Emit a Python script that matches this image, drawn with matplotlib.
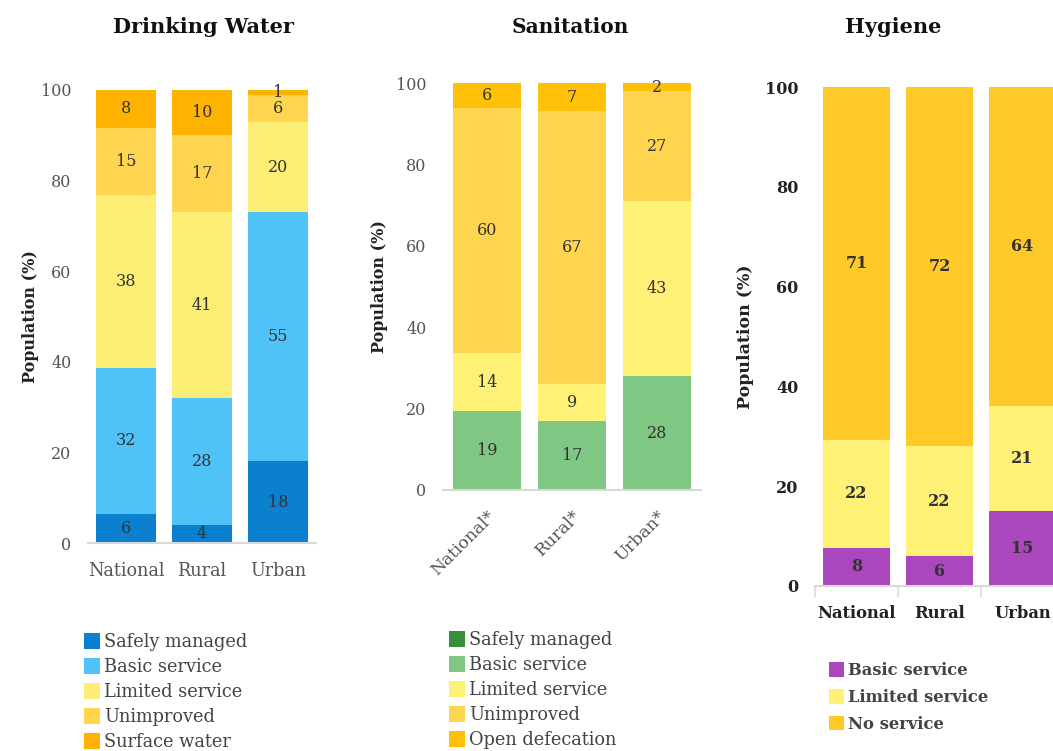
import numpy as np
import matplotlib
matplotlib.use("Agg")
import matplotlib.pyplot as plt
from matplotlib.patches import Patch

plt.rcParams['font.family'] = ['DejaVu Serif']

# data (segment heights, labels as printed)
dw_groups = ["National", "Rural", "Urban"]
dw_labels = ["Safely managed", "Basic service", "Limited service", "Unimproved", "Surface water"]
dw_colors = ["#0B80CF", "#4FC3F7", "#FCEE75", "#FFD54F", "#FFB300"]
dw_safe = [6.4, 4, 18]
dw_basic = [32.3, 28, 55]
dw_limited = [38.2, 41, 20]
dw_unimp = [14.8, 17, 6]
dw_surface = [8.3, 10, 1]

san_groups = ["National*", "Rural*", "Urban*"]
san_labels = ["Safely managed", "Basic service", "Limited service", "Unimproved", "Open defecation"]
san_colors = ["#388E3C", "#81C784", "#FFF176", "#FFD54F", "#FFC107"]
san_safe = [0, 0, 0]
san_basic = [19.3, 17, 28]
san_limited = [14.4, 9, 43]
san_unimp = [60.2, 67, 27]
san_open = [6.1, 7, 2]

hy_groups = ["National", "Rural", "Urban"]
hy_labels = ["Basic service", "Limited service", "No service"]
hy_colors = ["#AB47BC", "#FFF176", "#FFCA28"]
hy_basic = [7.7, 6, 15]
hy_limited = [21.6, 22, 21]
hy_none = [70.7, 72, 64]

W, H = 1053, 751
fig = plt.figure(figsize=(W / 100, H / 100), dpi=100)


def px_axes(x0, x1, y0, y1):
    # y0 = pixel of value 0, y1 = pixel of value 100
    return fig.add_axes([x0 / W, 1 - y0 / H, (x1 - x0) / W, (y0 - y1) / H])


def stacked(ax, series, colors, width, weight, xlim):
    x = np.arange(3)
    bottom = np.zeros(3)
    for vals, c in zip(series, colors):
        vals = np.array(vals, dtype=float)
        ax.bar(x, vals, width, bottom=bottom, color=c, edgecolor="none")
        for xi, b, v in zip(x, bottom, vals):
            if v > 0:
                ax.text(xi, b + v / 2, f"{v:.0f}", ha="center", va="center",
                        fontsize=11.5, color="#333333", fontweight=weight)
        bottom += vals
    ax.set_ylim(0, 100)
    ax.set_xlim(*xlim)
    ax.set_yticks([0, 20, 40, 60, 80, 100])
    for s in ["top", "right", "left"]:
        ax.spines[s].set_visible(False)
    ax.spines["bottom"].set_color("#d9d9d9")
    ax.spines["bottom"].set_linewidth(1.5)
    ax.tick_params(axis="y", length=0, labelsize=11.5, labelcolor="#555555", pad=12)
    ax.tick_params(axis="x", length=0, labelsize=12.7, labelcolor="#555555")


# Drinking water
ax1 = px_axes(88, 316, 543, 90)
stacked(ax1, [dw_safe, dw_basic, dw_limited, dw_unimp, dw_surface], dw_colors, 0.79, "normal", (-0.5, 2.5))
ax1.set_xticks(range(3))
ax1.set_xticklabels(dw_groups)
ax1.tick_params(axis="x", pad=14)
ax1.set_ylabel("Population (%)", fontsize=11.5, fontweight="bold", color="#222222", labelpad=1)
fig.text(203 / W, 1 - 27 / H, "Drinking Water", ha="center", va="center",
         fontsize=15, fontweight="bold", color="#111111")

# Sanitation
ax2 = px_axes(443, 701, 490, 83)
stacked(ax2, [san_safe, san_basic, san_limited, san_unimp, san_open], san_colors, 0.8, "normal", (-0.52, 2.52))
ax2.set_xticks(range(3))
ax2.set_xticklabels(san_groups, rotation=45, ha="right", rotation_mode="anchor")
ax2.tick_params(axis="x", pad=13, labelsize=12.3)
ax2.set_ylabel("Population (%)", fontsize=11.5, fontweight="bold", color="#222222", labelpad=6)
fig.text(570 / W, 1 - 27 / H, "Sanitation", ha="center", va="center",
         fontsize=14.5, fontweight="bold", color="#111111")

# Hygiene
ax3 = px_axes(815, 1064, 586, 87)
stacked(ax3, [hy_basic, hy_limited, hy_none], hy_colors, 0.8, "bold", (-0.5, 2.5))
ax3.set_xticks(range(3))
ax3.set_xticklabels(hy_groups, fontweight="bold", color="#222222")
ax3.set_xticks([-0.5, 0.5, 1.5], minor=True)
ax3.tick_params(axis="x", which="minor", length=8, color="#d9d9d9", width=1.2)
ax3.tick_params(axis="x", which="major", pad=14, labelsize=11.8, labelcolor="#222222")
ax3.tick_params(axis="y", labelcolor="#222222")
for t in ax3.get_yticklabels():
    t.set_fontweight("bold")
ax3.set_ylabel("Population (%)", fontsize=12.5, fontweight="bold", color="#222222", labelpad=8)
fig.text(893 / W, 1 - 27 / H, "Hygiene", ha="center", va="center",
         fontsize=15, fontweight="bold", color="#111111")


def legend(labels, colors, x, y, weight, size, spacing):
    handles = [Patch(facecolor=c, edgecolor="none") for c in colors]
    leg = fig.legend(handles, labels, loc="upper left", bbox_to_anchor=(x / W, 1 - y / H),
                     frameon=False, handlelength=0.9, handleheight=1.0, handletextpad=0.25,
                     labelspacing=spacing, borderpad=0, borderaxespad=0,
                     prop={"size": size, "weight": weight})
    for t in leg.get_texts():
        t.set_color("#444444")


legend(dw_labels, dw_colors, 84, 633, "normal", 12.8, 0.39)
legend(san_labels, san_colors, 449, 631, "normal", 12.8, 0.39)
legend(hy_labels, hy_colors, 829, 662, "bold", 11.8, 0.6)

fig.savefig("out.png", dpi=100)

┄┄┄┄┄┄

■ **Problem statement**: Set the listing down in full and exactly. Pictures within it should not appear in the copy.

■ **Result for this task**:
Emit a Python script that matches this image, drawn with matplotlib.
import numpy as np
import matplotlib
matplotlib.use("Agg")
import matplotlib.pyplot as plt
from matplotlib.patches import Patch

plt.rcParams['font.family'] = ['DejaVu Serif']

# data (segment heights, labels as printed)
dw_groups = ["National", "Rural", "Urban"]
dw_labels = ["Safely managed", "Basic service", "Limited service", "Unimproved", "Surface water"]
dw_colors = ["#0B80CF", "#4FC3F7", "#FCEE75", "#FFD54F", "#FFB300"]
dw_safe = [6.4, 4, 18]
dw_basic = [32.3, 28, 55]
dw_limited = [38.2, 41, 20]
dw_unimp = [14.8, 17, 6]
dw_surface = [8.3, 10, 1]

san_groups = ["National*", "Rural*", "Urban*"]
san_labels = ["Safely managed", "Basic service", "Limited service", "Unimproved", "Open defecation"]
san_colors = ["#388E3C", "#81C784", "#FFF176", "#FFD54F", "#FFC107"]
san_safe = [0, 0, 0]
san_basic = [19.3, 17, 28]
san_limited = [14.4, 9, 43]
san_unimp = [60.2, 67, 27]
san_open = [6.1, 7, 2]

hy_groups = ["National", "Rural", "Urban"]
hy_labels = ["Basic service", "Limited service", "No service"]
hy_colors = ["#AB47BC", "#FFF176", "#FFCA28"]
hy_basic = [7.7, 6, 15]
hy_limited = [21.6, 22, 21]
hy_none = [70.7, 72, 64]

W, H = 1053, 751
fig = plt.figure(figsize=(W / 100, H / 100), dpi=100)


def px_axes(x0, x1, y0, y1):
    # y0 = pixel of value 0, y1 = pixel of value 100
    return fig.add_axes([x0 / W, 1 - y0 / H, (x1 - x0) / W, (y0 - y1) / H])


def stacked(ax, series, colors, width, weight, xlim):
    x = np.arange(3)
    bottom = np.zeros(3)
    for vals, c in zip(series, colors):
        vals = np.array(vals, dtype=float)
        ax.bar(x, vals, width, bottom=bottom, color=c, edgecolor="none")
        for xi, b, v in zip(x, bottom, vals):
            if v > 0:
                ax.text(xi, b + v / 2, f"{v:.0f}", ha="center", va="center",
                        fontsize=11.5, color="#333333", fontweight=weight)
        bottom += vals
    ax.set_ylim(0, 100)
    ax.set_xlim(*xlim)
    ax.set_yticks([0, 20, 40, 60, 80, 100])
    for s in ["top", "right", "left"]:
        ax.spines[s].set_visible(False)
    ax.spines["bottom"].set_color("#d9d9d9")
    ax.spines["bottom"].set_linewidth(1.5)
    ax.tick_params(axis="y", length=0, labelsize=11.5, labelcolor="#555555", pad=12)
    ax.tick_params(axis="x", length=0, labelsize=12.7, labelcolor="#555555")


# Drinking water
ax1 = px_axes(88, 316, 543, 90)
stacked(ax1, [dw_safe, dw_basic, dw_limited, dw_unimp, dw_surface], dw_colors, 0.79, "normal", (-0.5, 2.5))
ax1.set_xticks(range(3))
ax1.set_xticklabels(dw_groups)
ax1.tick_params(axis="x", pad=14)
ax1.set_ylabel("Population (%)", fontsize=11.5, fontweight="bold", color="#222222", labelpad=1)
fig.text(203 / W, 1 - 27 / H, "Drinking Water", ha="center", va="center",
         fontsize=15, fontweight="bold", color="#111111")

# Sanitation
ax2 = px_axes(443, 701, 490, 83)
stacked(ax2, [san_safe, san_basic, san_limited, san_unimp, san_open], san_colors, 0.8, "normal", (-0.52, 2.52))
ax2.set_xticks(range(3))
ax2.set_xticklabels(san_groups, rotation=45, ha="right", rotation_mode="anchor")
ax2.tick_params(axis="x", pad=13, labelsize=12.3)
ax2.set_ylabel("Population (%)", fontsize=11.5, fontweight="bold", color="#222222", labelpad=6)
fig.text(570 / W, 1 - 27 / H, "Sanitation", ha="center", va="center",
         fontsize=14.5, fontweight="bold", color="#111111")

# Hygiene
ax3 = px_axes(815, 1064, 586, 87)
stacked(ax3, [hy_basic, hy_limited, hy_none], hy_colors, 0.8, "bold", (-0.5, 2.5))
ax3.set_xticks(range(3))
ax3.set_xticklabels(hy_groups, fontweight="bold", color="#222222")
ax3.set_xticks([-0.5, 0.5, 1.5], minor=True)
ax3.tick_params(axis="x", which="minor", length=8, color="#d9d9d9", width=1.2)
ax3.tick_params(axis="x", which="major", pad=14, labelsize=11.8, labelcolor="#222222")
ax3.tick_params(axis="y", labelcolor="#222222")
for t in ax3.get_yticklabels():
    t.set_fontweight("bold")
ax3.set_ylabel("Population (%)", fontsize=12.5, fontweight="bold", color="#222222", labelpad=8)
fig.text(893 / W, 1 - 27 / H, "Hygiene", ha="center", va="center",
         fontsize=15, fontweight="bold", color="#111111")


def legend(labels, colors, x, y, weight, size, spacing):
    handles = [Patch(facecolor=c, edgecolor="none") for c in colors]
    leg = fig.legend(handles, labels, loc="upper left", bbox_to_anchor=(x / W, 1 - y / H),
                     frameon=False, handlelength=0.9, handleheight=1.0, handletextpad=0.25,
                     labelspacing=spacing, borderpad=0, borderaxespad=0,
                     prop={"size": size, "weight": weight})
    for t in leg.get_texts():
        t.set_color("#444444")


legend(dw_labels, dw_colors, 84, 633, "normal", 12.8, 0.39)
legend(san_labels, san_colors, 449, 631, "normal", 12.8, 0.39)
legend(hy_labels, hy_colors, 829, 662, "bold", 11.8, 0.6)

fig.savefig("out.png", dpi=100)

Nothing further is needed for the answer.